**Directions**
Pictures do not belong in your copy. Repeat all the other data exactly.

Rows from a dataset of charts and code
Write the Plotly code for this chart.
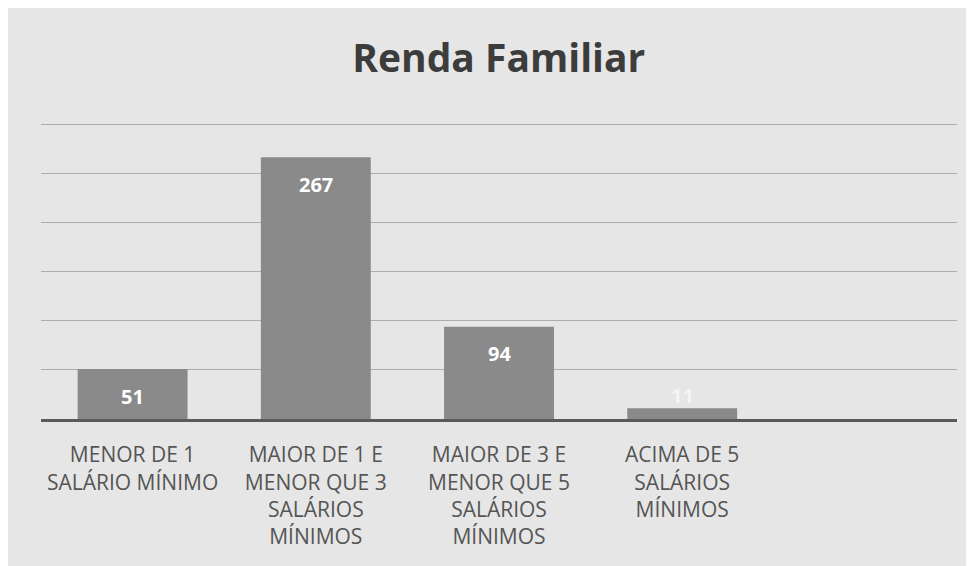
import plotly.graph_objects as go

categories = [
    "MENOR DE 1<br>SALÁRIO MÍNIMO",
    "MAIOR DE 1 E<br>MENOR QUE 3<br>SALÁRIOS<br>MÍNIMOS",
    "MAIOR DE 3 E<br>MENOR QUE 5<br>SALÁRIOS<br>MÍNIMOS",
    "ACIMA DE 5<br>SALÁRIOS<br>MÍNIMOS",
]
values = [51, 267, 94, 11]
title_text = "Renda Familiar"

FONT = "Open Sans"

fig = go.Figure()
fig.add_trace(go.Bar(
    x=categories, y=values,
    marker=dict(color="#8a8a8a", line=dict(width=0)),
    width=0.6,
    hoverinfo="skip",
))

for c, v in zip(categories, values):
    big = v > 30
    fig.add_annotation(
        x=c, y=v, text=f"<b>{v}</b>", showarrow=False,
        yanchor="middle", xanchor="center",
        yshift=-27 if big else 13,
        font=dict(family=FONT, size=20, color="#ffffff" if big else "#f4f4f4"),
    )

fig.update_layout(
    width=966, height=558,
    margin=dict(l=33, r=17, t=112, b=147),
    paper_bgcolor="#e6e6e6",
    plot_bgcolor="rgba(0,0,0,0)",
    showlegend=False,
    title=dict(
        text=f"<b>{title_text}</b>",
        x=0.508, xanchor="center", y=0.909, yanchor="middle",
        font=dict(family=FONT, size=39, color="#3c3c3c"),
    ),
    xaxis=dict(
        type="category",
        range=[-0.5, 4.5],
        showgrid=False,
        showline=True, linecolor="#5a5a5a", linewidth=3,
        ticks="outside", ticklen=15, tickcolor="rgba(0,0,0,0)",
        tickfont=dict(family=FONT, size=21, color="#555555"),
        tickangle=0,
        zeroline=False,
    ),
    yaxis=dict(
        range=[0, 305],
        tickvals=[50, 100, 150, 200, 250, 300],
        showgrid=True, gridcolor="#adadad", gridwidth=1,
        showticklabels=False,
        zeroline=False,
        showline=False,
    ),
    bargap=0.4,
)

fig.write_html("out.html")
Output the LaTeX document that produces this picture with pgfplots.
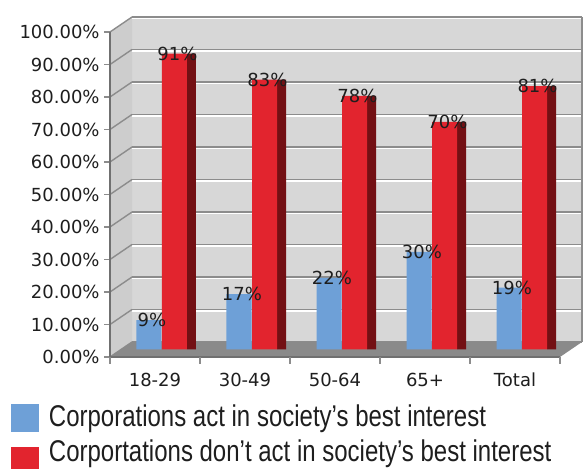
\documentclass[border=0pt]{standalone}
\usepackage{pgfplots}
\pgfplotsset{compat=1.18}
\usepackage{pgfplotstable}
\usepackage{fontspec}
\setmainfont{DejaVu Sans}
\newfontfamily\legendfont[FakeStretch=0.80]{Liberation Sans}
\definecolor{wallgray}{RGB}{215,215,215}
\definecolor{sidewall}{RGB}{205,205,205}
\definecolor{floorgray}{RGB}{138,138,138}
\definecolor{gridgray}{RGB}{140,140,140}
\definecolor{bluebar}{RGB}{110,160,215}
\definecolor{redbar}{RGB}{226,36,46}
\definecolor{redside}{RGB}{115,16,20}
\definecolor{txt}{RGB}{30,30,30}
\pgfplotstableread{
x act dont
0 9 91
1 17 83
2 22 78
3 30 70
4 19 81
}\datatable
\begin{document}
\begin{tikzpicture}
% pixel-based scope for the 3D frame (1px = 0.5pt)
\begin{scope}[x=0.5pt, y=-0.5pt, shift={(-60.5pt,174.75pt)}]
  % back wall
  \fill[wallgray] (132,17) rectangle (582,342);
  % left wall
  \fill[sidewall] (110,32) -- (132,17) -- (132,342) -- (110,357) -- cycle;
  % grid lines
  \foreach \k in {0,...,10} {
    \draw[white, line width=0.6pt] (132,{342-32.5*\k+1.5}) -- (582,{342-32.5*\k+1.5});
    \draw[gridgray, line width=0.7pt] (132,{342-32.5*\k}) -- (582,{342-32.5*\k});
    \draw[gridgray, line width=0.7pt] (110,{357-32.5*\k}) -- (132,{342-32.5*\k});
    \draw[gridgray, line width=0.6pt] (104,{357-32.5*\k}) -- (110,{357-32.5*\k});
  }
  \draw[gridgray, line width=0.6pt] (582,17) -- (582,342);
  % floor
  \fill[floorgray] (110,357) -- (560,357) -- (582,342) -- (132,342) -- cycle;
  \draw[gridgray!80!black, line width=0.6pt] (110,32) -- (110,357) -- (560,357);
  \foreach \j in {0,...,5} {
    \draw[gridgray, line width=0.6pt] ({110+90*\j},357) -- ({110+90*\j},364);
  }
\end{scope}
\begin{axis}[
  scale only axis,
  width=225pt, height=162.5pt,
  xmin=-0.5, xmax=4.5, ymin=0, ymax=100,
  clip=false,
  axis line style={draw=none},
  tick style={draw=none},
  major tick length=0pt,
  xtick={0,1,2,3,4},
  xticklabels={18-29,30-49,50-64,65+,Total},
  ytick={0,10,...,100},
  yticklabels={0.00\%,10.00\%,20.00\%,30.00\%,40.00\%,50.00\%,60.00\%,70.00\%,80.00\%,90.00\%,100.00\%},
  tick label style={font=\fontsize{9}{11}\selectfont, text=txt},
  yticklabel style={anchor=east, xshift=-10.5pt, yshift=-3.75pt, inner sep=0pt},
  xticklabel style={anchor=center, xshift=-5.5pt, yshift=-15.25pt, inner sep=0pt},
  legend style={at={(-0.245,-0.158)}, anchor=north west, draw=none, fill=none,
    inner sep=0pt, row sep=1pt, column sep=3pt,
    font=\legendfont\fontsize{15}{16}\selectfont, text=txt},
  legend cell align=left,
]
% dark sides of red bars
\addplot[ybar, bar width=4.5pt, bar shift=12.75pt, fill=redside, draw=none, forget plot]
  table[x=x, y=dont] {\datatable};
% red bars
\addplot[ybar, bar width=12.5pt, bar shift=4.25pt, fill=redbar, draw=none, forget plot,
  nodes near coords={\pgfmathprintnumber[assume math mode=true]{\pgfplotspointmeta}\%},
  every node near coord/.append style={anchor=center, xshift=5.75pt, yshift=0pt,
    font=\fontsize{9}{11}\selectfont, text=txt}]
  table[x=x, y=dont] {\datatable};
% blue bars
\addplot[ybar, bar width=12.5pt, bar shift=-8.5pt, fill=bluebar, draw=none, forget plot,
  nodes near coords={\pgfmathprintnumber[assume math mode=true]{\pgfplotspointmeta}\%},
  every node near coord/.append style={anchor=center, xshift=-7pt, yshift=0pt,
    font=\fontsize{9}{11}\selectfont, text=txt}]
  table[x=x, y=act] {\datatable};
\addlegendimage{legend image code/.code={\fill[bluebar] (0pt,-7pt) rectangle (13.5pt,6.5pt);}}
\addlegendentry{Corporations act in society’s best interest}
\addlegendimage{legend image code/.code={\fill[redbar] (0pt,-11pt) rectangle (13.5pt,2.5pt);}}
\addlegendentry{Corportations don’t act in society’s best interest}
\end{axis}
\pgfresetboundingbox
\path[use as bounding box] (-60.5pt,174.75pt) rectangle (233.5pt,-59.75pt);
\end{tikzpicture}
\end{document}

**Worked solution**
Write the Plotly code for this chart.
import plotly.graph_objects as go

categories = [
    "MENOR DE 1<br>SALÁRIO MÍNIMO",
    "MAIOR DE 1 E<br>MENOR QUE 3<br>SALÁRIOS<br>MÍNIMOS",
    "MAIOR DE 3 E<br>MENOR QUE 5<br>SALÁRIOS<br>MÍNIMOS",
    "ACIMA DE 5<br>SALÁRIOS<br>MÍNIMOS",
]
values = [51, 267, 94, 11]
title_text = "Renda Familiar"

FONT = "Open Sans"

fig = go.Figure()
fig.add_trace(go.Bar(
    x=categories, y=values,
    marker=dict(color="#8a8a8a", line=dict(width=0)),
    width=0.6,
    hoverinfo="skip",
))

for c, v in zip(categories, values):
    big = v > 30
    fig.add_annotation(
        x=c, y=v, text=f"<b>{v}</b>", showarrow=False,
        yanchor="middle", xanchor="center",
        yshift=-27 if big else 13,
        font=dict(family=FONT, size=20, color="#ffffff" if big else "#f4f4f4"),
    )

fig.update_layout(
    width=966, height=558,
    margin=dict(l=33, r=17, t=112, b=147),
    paper_bgcolor="#e6e6e6",
    plot_bgcolor="rgba(0,0,0,0)",
    showlegend=False,
    title=dict(
        text=f"<b>{title_text}</b>",
        x=0.508, xanchor="center", y=0.909, yanchor="middle",
        font=dict(family=FONT, size=39, color="#3c3c3c"),
    ),
    xaxis=dict(
        type="category",
        range=[-0.5, 4.5],
        showgrid=False,
        showline=True, linecolor="#5a5a5a", linewidth=3,
        ticks="outside", ticklen=15, tickcolor="rgba(0,0,0,0)",
        tickfont=dict(family=FONT, size=21, color="#555555"),
        tickangle=0,
        zeroline=False,
    ),
    yaxis=dict(
        range=[0, 305],
        tickvals=[50, 100, 150, 200, 250, 300],
        showgrid=True, gridcolor="#adadad", gridwidth=1,
        showticklabels=False,
        zeroline=False,
        showline=False,
    ),
    bargap=0.4,
)

fig.write_html("out.html")
Output the LaTeX document that produces this picture with pgfplots.
\documentclass[border=0pt]{standalone}
\usepackage{pgfplots}
\pgfplotsset{compat=1.18}
\usepackage{pgfplotstable}
\usepackage{fontspec}
\setmainfont{DejaVu Sans}
\newfontfamily\legendfont[FakeStretch=0.80]{Liberation Sans}
\definecolor{wallgray}{RGB}{215,215,215}
\definecolor{sidewall}{RGB}{205,205,205}
\definecolor{floorgray}{RGB}{138,138,138}
\definecolor{gridgray}{RGB}{140,140,140}
\definecolor{bluebar}{RGB}{110,160,215}
\definecolor{redbar}{RGB}{226,36,46}
\definecolor{redside}{RGB}{115,16,20}
\definecolor{txt}{RGB}{30,30,30}
\pgfplotstableread{
x act dont
0 9 91
1 17 83
2 22 78
3 30 70
4 19 81
}\datatable
\begin{document}
\begin{tikzpicture}
% pixel-based scope for the 3D frame (1px = 0.5pt)
\begin{scope}[x=0.5pt, y=-0.5pt, shift={(-60.5pt,174.75pt)}]
  % back wall
  \fill[wallgray] (132,17) rectangle (582,342);
  % left wall
  \fill[sidewall] (110,32) -- (132,17) -- (132,342) -- (110,357) -- cycle;
  % grid lines
  \foreach \k in {0,...,10} {
    \draw[white, line width=0.6pt] (132,{342-32.5*\k+1.5}) -- (582,{342-32.5*\k+1.5});
    \draw[gridgray, line width=0.7pt] (132,{342-32.5*\k}) -- (582,{342-32.5*\k});
    \draw[gridgray, line width=0.7pt] (110,{357-32.5*\k}) -- (132,{342-32.5*\k});
    \draw[gridgray, line width=0.6pt] (104,{357-32.5*\k}) -- (110,{357-32.5*\k});
  }
  \draw[gridgray, line width=0.6pt] (582,17) -- (582,342);
  % floor
  \fill[floorgray] (110,357) -- (560,357) -- (582,342) -- (132,342) -- cycle;
  \draw[gridgray!80!black, line width=0.6pt] (110,32) -- (110,357) -- (560,357);
  \foreach \j in {0,...,5} {
    \draw[gridgray, line width=0.6pt] ({110+90*\j},357) -- ({110+90*\j},364);
  }
\end{scope}
\begin{axis}[
  scale only axis,
  width=225pt, height=162.5pt,
  xmin=-0.5, xmax=4.5, ymin=0, ymax=100,
  clip=false,
  axis line style={draw=none},
  tick style={draw=none},
  major tick length=0pt,
  xtick={0,1,2,3,4},
  xticklabels={18-29,30-49,50-64,65+,Total},
  ytick={0,10,...,100},
  yticklabels={0.00\%,10.00\%,20.00\%,30.00\%,40.00\%,50.00\%,60.00\%,70.00\%,80.00\%,90.00\%,100.00\%},
  tick label style={font=\fontsize{9}{11}\selectfont, text=txt},
  yticklabel style={anchor=east, xshift=-10.5pt, yshift=-3.75pt, inner sep=0pt},
  xticklabel style={anchor=center, xshift=-5.5pt, yshift=-15.25pt, inner sep=0pt},
  legend style={at={(-0.245,-0.158)}, anchor=north west, draw=none, fill=none,
    inner sep=0pt, row sep=1pt, column sep=3pt,
    font=\legendfont\fontsize{15}{16}\selectfont, text=txt},
  legend cell align=left,
]
% dark sides of red bars
\addplot[ybar, bar width=4.5pt, bar shift=12.75pt, fill=redside, draw=none, forget plot]
  table[x=x, y=dont] {\datatable};
% red bars
\addplot[ybar, bar width=12.5pt, bar shift=4.25pt, fill=redbar, draw=none, forget plot,
  nodes near coords={\pgfmathprintnumber[assume math mode=true]{\pgfplotspointmeta}\%},
  every node near coord/.append style={anchor=center, xshift=5.75pt, yshift=0pt,
    font=\fontsize{9}{11}\selectfont, text=txt}]
  table[x=x, y=dont] {\datatable};
% blue bars
\addplot[ybar, bar width=12.5pt, bar shift=-8.5pt, fill=bluebar, draw=none, forget plot,
  nodes near coords={\pgfmathprintnumber[assume math mode=true]{\pgfplotspointmeta}\%},
  every node near coord/.append style={anchor=center, xshift=-7pt, yshift=0pt,
    font=\fontsize{9}{11}\selectfont, text=txt}]
  table[x=x, y=act] {\datatable};
\addlegendimage{legend image code/.code={\fill[bluebar] (0pt,-7pt) rectangle (13.5pt,6.5pt);}}
\addlegendentry{Corporations act in society’s best interest}
\addlegendimage{legend image code/.code={\fill[redbar] (0pt,-11pt) rectangle (13.5pt,2.5pt);}}
\addlegendentry{Corportations don’t act in society’s best interest}
\end{axis}
\pgfresetboundingbox
\path[use as bounding box] (-60.5pt,174.75pt) rectangle (233.5pt,-59.75pt);
\end{tikzpicture}
\end{document}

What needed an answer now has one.